Skip the pictures. Set down, word for word, the lines from the start of the material up to and including the line with "nu = np.round(np.arange(-30, 31) / 10.0, 1)".

• Supplied information

--- BEGIN ---

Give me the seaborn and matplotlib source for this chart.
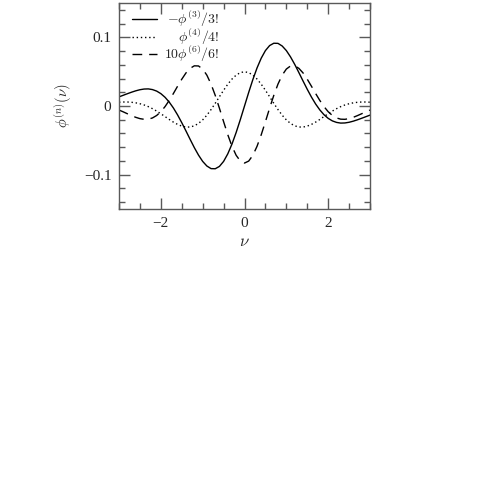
import numpy as np
import pandas as pd
import matplotlib
matplotlib.use("Agg")
import matplotlib.pyplot as plt
from matplotlib.ticker import MultipleLocator
import seaborn as sns

# nu from -3 to 3, step 0.1
nu = np.round(np.arange(-30, 31) / 10.0, 1)

third = [0.0133, 0.0156, 0.0179, 0.0201, 0.0221, 0.0237, 0.0247, 0.0249, 0.0239, 0.0217,
         0.0180, 0.0127, 0.0057, -0.0029, -0.0130, -0.0243, -0.0363, -0.0486, -0.0606, -0.0715,
         -0.0807, -0.0874, -0.0912, -0.0914, -0.0880, -0.0807, -0.0697, -0.0555, -0.0386, -0.0198,
         0.0,
         0.0198, 0.0386, 0.0555, 0.0697, 0.0807, 0.0880, 0.0914, 0.0912, 0.0874, 0.0807,
         0.0715, 0.0606, 0.0486, 0.0363, 0.0243, 0.0130, 0.0029, -0.0057, -0.0127, -0.0180,
         -0.0217, -0.0239, -0.0249, -0.0247, -0.0237, -0.0221, -0.0201, -0.0179, -0.0156, -0.0133]

fourth = [0.0055, 0.0058, 0.0058, 0.0054, 0.0046, 0.0033, 0.0015, -0.0009, -0.0039, -0.0074,
          -0.0113, -0.0154, -0.0196, -0.0235, -0.0268, -0.0293, -0.0307, -0.0306, -0.0289, -0.0254,
          -0.0202, -0.0134, -0.0052, 0.0039, 0.0135, 0.0229, 0.0317, 0.0392, 0.0450, 0.0486,
          0.0499,
          0.0486, 0.0450, 0.0392, 0.0317, 0.0229, 0.0135, 0.0039, -0.0052, -0.0134, -0.0202,
          -0.0254, -0.0289, -0.0306, -0.0307, -0.0293, -0.0268, -0.0235, -0.0196, -0.0154, -0.0113,
          -0.0074, -0.0039, -0.0009, 0.0015, 0.0033, 0.0046, 0.0054, 0.0058, 0.0058, 0.0055]

sixth = [-0.0059, -0.0085, -0.0113, -0.0140, -0.0165, -0.0184, -0.0194, -0.0192, -0.0174, -0.0138,
         -0.0083, -0.0009, 0.0081, 0.0182, 0.0288, 0.0390, 0.0481, 0.0548, 0.0585, 0.0583,
         0.0538, 0.0449, 0.0319, 0.0155, -0.0032, -0.0228, -0.0418, -0.0586, -0.0718, -0.0802,
         -0.0831,
         -0.0802, -0.0718, -0.0586, -0.0418, -0.0228, -0.0032, 0.0155, 0.0319, 0.0449, 0.0538,
         0.0583, 0.0585, 0.0548, 0.0481, 0.0390, 0.0288, 0.0182, 0.0081, -0.0009, -0.0083,
         -0.0138, -0.0174, -0.0192, -0.0194, -0.0184, -0.0165, -0.0140, -0.0113, -0.0085, -0.0059]

labels = [r'$-\phi^{(3)}/3!$', r'$\phi^{(4)}/4!$', r'$10\phi^{(6)}/6!$']
xticks = [-2, 0, 2]
yticks = [-0.1, 0, 0.1]
ytick_labels = ['\u22120.1', '0', '0.1']
xtick_labels = ['\u22122', '0', '2']

sns.set_theme(style="ticks")
plt.rcParams['font.family'] = ['Liberation Serif', 'DejaVu Serif']
plt.rcParams['mathtext.fontset'] = 'cm'
plt.rcParams['xtick.direction'] = 'in'
plt.rcParams['ytick.direction'] = 'in'

df = pd.DataFrame({'nu': nu, 'third': third, 'fourth': fourth, 'sixth': sixth})

fig = plt.figure(figsize=(4.85, 4.84), dpi=100)
ax = fig.add_axes([0.2454, 0.5682, 0.5175, 0.4256])

sns.lineplot(data=df, x='nu', y='third', ax=ax, color='black', lw=1.0, label=labels[0])
sns.lineplot(data=df, x='nu', y='fourth', ax=ax, color='black', lw=1.0, label=labels[1],
             linestyle=(0, (1, 2)))
sns.lineplot(data=df, x='nu', y='sixth', ax=ax, color='black', lw=1.0, label=labels[2],
             linestyle=(0, (7, 5)))

ax.set_xlim(-3, 3)
ax.set_ylim(-0.15, 0.15)
ax.set_xticks(xticks)
ax.set_xticklabels(xtick_labels)
ax.set_yticks(yticks)
ax.set_yticklabels(ytick_labels)
ax.xaxis.set_minor_locator(MultipleLocator(0.5))
ax.yaxis.set_minor_locator(MultipleLocator(0.02))
ax.tick_params(which='both', top=True, right=True, color='0.35', labelsize=11, pad=5.5)
ax.tick_params(which='major', length=8, width=1)
ax.tick_params(which='minor', length=4, width=1)
for s in ax.spines.values():
    s.set_linewidth(1.0)
    s.set_color('0.35')

ax.set_xlabel(r'$\nu$', fontsize=12, labelpad=3)
ax.set_ylabel(r'$\phi^{(n)}(\nu)$', fontsize=10.5, labelpad=7)

leg = ax.legend(loc='upper left', bbox_to_anchor=(0.028, 1.0), frameon=False, fontsize=10,
                handlelength=1.8, handletextpad=0.5, labelspacing=-0.2,
                borderaxespad=0.2, borderpad=0.25)

# right-align legend texts
fig.canvas.draw()
r = fig.canvas.get_renderer()
widths = [t.get_window_extent(r).width for t in leg.get_texts()]
mw = max(widths)
for t, w in zip(leg.get_texts(), widths):
    t.set_position((mw - w, 0))

fig.savefig('out.png', dpi=100)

--- END ---

• Reply
Give me the seaborn and matplotlib source for this chart.
import numpy as np
import pandas as pd
import matplotlib
matplotlib.use("Agg")
import matplotlib.pyplot as plt
from matplotlib.ticker import MultipleLocator
import seaborn as sns

# nu from -3 to 3, step 0.1
nu = np.round(np.arange(-30, 31) / 10.0, 1)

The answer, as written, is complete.